### Given data
==*==

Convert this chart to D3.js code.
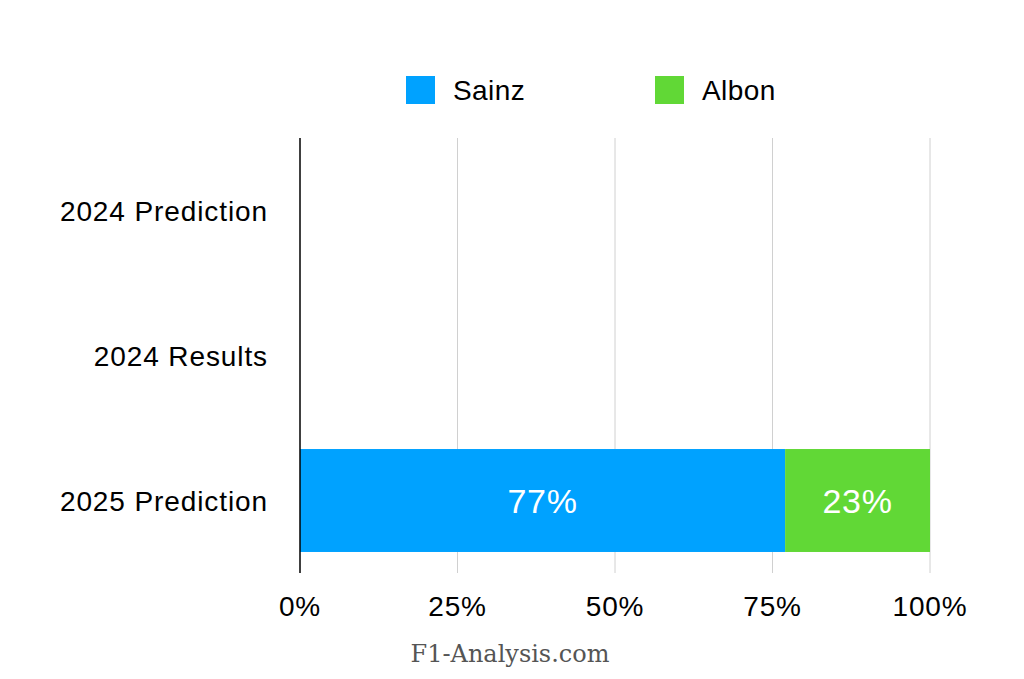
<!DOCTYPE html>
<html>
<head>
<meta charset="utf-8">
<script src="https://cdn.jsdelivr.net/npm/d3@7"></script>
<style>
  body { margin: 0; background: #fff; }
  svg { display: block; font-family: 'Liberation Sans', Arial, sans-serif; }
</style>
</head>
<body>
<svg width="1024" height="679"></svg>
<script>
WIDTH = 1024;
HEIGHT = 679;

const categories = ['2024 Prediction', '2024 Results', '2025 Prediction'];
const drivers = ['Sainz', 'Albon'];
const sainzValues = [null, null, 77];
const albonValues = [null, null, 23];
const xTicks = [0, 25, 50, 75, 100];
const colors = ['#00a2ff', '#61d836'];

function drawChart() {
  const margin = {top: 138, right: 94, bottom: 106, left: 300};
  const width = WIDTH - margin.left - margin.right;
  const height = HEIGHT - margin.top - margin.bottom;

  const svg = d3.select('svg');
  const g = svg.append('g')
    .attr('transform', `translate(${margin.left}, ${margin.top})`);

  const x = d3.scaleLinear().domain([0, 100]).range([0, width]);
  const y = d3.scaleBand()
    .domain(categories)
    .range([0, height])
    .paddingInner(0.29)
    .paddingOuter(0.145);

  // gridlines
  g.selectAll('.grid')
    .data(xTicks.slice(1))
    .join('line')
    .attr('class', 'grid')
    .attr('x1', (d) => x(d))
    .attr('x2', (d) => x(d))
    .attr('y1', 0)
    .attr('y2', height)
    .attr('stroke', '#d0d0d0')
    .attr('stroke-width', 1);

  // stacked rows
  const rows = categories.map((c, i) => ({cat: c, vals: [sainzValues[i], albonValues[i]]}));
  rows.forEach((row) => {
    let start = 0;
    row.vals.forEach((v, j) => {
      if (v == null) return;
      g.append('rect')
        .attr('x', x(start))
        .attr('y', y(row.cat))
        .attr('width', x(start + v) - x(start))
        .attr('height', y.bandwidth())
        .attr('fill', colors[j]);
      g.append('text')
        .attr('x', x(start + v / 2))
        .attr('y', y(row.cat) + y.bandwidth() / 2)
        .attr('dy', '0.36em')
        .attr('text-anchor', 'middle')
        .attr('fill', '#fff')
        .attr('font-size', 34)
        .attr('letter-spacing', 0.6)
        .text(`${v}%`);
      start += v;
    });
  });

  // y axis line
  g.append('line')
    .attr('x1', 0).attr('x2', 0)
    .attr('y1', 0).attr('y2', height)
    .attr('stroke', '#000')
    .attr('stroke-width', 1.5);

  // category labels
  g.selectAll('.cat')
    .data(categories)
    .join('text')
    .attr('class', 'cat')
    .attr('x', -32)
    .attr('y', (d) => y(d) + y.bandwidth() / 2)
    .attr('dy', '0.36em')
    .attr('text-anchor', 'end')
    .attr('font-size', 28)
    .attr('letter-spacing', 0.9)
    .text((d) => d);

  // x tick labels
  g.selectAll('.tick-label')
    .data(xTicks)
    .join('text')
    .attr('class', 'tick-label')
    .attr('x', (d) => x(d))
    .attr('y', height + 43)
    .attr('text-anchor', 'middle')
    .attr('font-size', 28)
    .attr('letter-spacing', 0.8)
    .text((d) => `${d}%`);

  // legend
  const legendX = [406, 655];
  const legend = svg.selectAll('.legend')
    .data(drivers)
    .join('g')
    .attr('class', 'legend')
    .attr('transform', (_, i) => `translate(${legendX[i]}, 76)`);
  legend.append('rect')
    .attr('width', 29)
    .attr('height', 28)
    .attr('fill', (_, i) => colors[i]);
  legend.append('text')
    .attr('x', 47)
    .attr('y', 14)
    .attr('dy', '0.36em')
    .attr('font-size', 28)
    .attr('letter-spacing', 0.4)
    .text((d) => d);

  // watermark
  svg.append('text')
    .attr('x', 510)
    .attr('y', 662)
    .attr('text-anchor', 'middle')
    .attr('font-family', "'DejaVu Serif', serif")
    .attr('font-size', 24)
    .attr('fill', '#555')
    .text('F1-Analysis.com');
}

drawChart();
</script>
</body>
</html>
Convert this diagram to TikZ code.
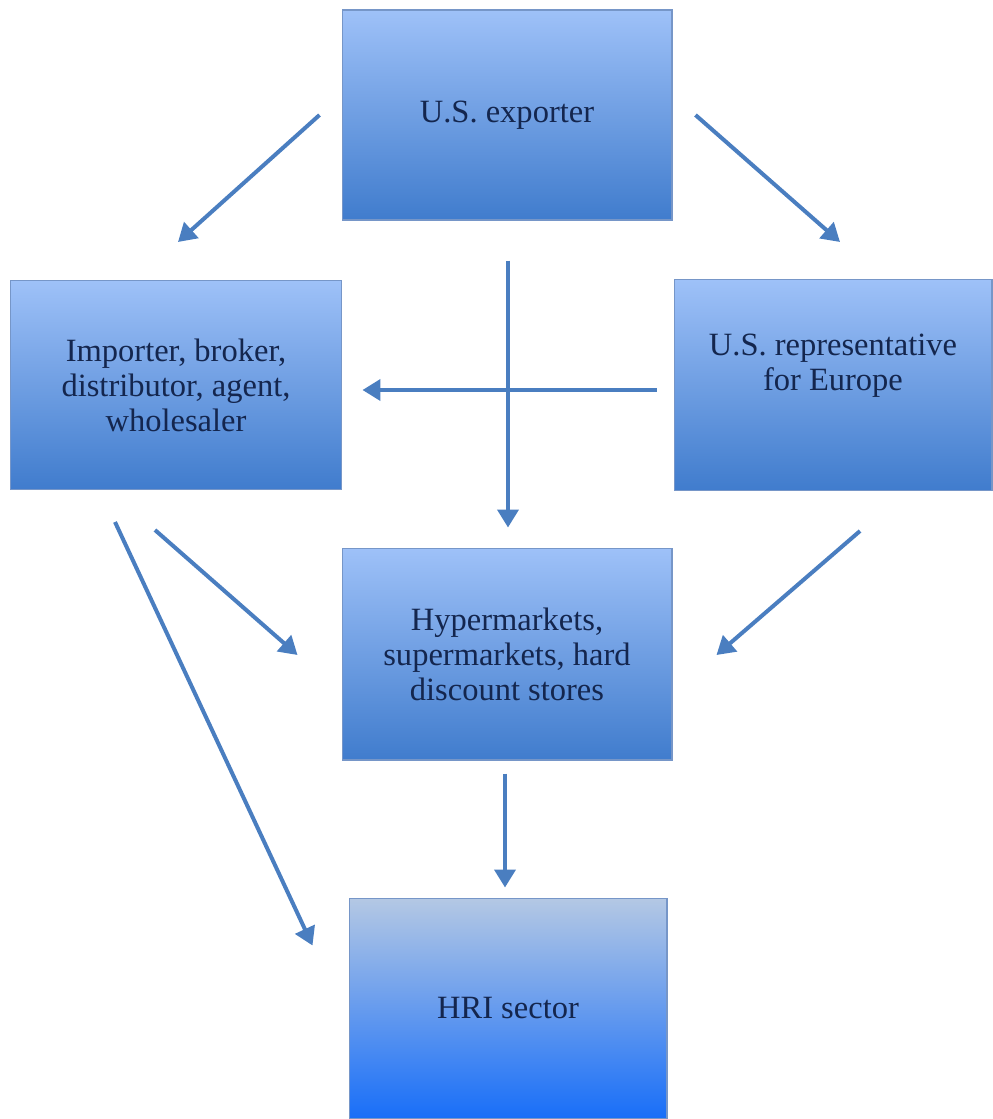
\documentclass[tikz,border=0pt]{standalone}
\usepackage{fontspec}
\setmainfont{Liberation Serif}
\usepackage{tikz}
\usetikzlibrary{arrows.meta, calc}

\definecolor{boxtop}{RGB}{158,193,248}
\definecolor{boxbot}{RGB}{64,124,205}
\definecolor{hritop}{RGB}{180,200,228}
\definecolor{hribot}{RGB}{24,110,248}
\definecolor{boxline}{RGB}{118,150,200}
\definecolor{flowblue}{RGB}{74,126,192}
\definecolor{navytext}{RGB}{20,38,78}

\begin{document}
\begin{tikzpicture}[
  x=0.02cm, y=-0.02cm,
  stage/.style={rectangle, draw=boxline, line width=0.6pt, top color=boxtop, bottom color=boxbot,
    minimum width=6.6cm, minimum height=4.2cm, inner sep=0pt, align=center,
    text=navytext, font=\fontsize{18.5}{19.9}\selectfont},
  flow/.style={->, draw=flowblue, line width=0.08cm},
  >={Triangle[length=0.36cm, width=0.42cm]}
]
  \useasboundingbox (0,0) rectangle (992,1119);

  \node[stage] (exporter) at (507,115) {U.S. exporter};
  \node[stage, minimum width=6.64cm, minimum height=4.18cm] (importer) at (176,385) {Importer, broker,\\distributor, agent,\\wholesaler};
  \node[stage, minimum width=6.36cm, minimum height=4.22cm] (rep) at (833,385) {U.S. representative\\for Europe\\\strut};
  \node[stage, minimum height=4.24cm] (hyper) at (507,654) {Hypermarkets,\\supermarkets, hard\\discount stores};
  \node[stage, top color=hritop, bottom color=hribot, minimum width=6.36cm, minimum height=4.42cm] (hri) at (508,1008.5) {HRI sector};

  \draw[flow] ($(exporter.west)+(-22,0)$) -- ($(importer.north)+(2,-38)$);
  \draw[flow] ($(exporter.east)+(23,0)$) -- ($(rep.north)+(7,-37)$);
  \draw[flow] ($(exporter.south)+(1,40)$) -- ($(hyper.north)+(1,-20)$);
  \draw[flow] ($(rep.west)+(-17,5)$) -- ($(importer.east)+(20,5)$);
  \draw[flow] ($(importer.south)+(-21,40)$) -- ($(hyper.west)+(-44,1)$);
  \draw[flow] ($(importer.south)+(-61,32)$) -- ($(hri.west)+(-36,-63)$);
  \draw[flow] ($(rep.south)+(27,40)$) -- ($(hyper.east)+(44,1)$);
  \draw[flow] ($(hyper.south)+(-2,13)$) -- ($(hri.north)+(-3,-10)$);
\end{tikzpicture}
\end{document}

==*==

### Goal of the exercise
Looking above, find the stretch of lines that opens with the one holding "Convert this diagram to TikZ code." and closes with the one holding "(0,0) rectangle (992,1119);". Copy it exactly, pictures excluded.

### Task solution
Convert this diagram to TikZ code.
\documentclass[tikz,border=0pt]{standalone}
\usepackage{fontspec}
\setmainfont{Liberation Serif}
\usepackage{tikz}
\usetikzlibrary{arrows.meta, calc}

\definecolor{boxtop}{RGB}{158,193,248}
\definecolor{boxbot}{RGB}{64,124,205}
\definecolor{hritop}{RGB}{180,200,228}
\definecolor{hribot}{RGB}{24,110,248}
\definecolor{boxline}{RGB}{118,150,200}
\definecolor{flowblue}{RGB}{74,126,192}
\definecolor{navytext}{RGB}{20,38,78}

\begin{document}
\begin{tikzpicture}[
  x=0.02cm, y=-0.02cm,
  stage/.style={rectangle, draw=boxline, line width=0.6pt, top color=boxtop, bottom color=boxbot,
    minimum width=6.6cm, minimum height=4.2cm, inner sep=0pt, align=center,
    text=navytext, font=\fontsize{18.5}{19.9}\selectfont},
  flow/.style={->, draw=flowblue, line width=0.08cm},
  >={Triangle[length=0.36cm, width=0.42cm]}
]
  \useasboundingbox (0,0) rectangle (992,1119);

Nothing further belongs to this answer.